4. Is the proxy process difficult? In general, if you provide the proper disclosure and avoid some of the concerns above (don't do a split, don't do anything else at the same time, do it before signing a binding merger document), the SEC is not likely to give much attention to a proxy statement relating to a "run of the mill" reincorporation. There is much disclosure required, however, including a detailed comparison of the applicable laws of the two states in question. But there are good models out there of proxies that have met SEC approval comparing virtually every state. You can use those plus do your own research to ensure the disclosure is complete.

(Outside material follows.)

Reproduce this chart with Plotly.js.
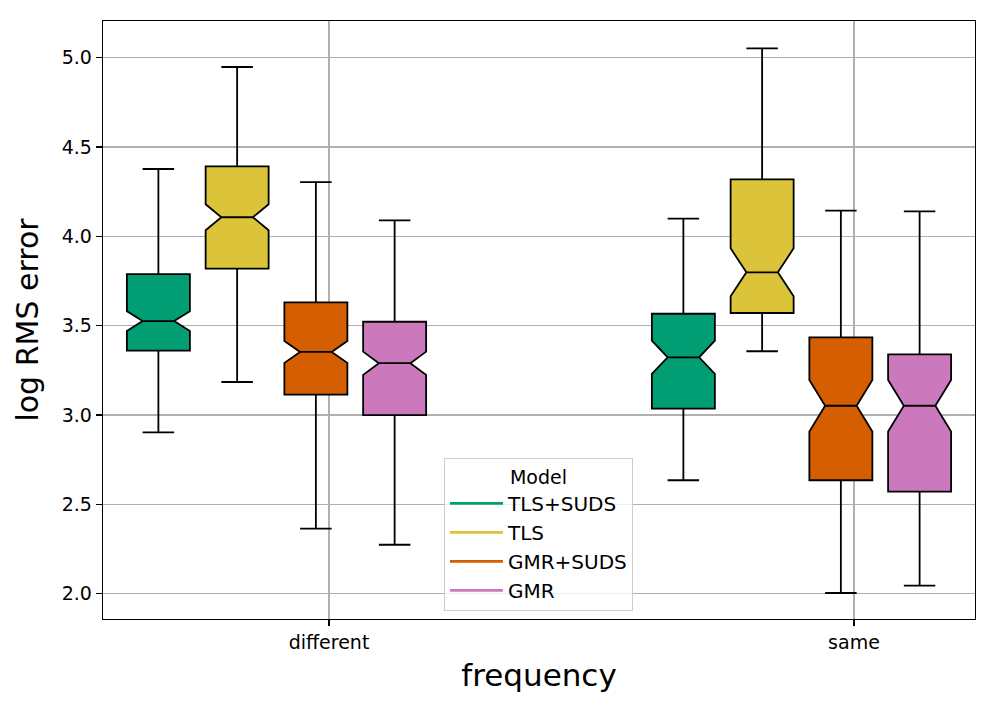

5. Can other SEC filings for the merger take place at the same time? What if you are changing the Board as part of a proposed transaction and, even though the merger agreement is unsigned, you want to file a Schedule 14F and mail it to shareholders (this is a required document if the majority of the board will change upon a transaction) to start the 10-day clock before you can close? One can do this and it would seem not to implicate the reincorporation, but you are probably better off being cautious and waiting until the reincorporation is totally clear before making other filings.

As always, please do not consider anything in this blog entry as legal advice. Check with your lawyer on all these things! [Note: this entry was updated on April 11 to clarify certain things.]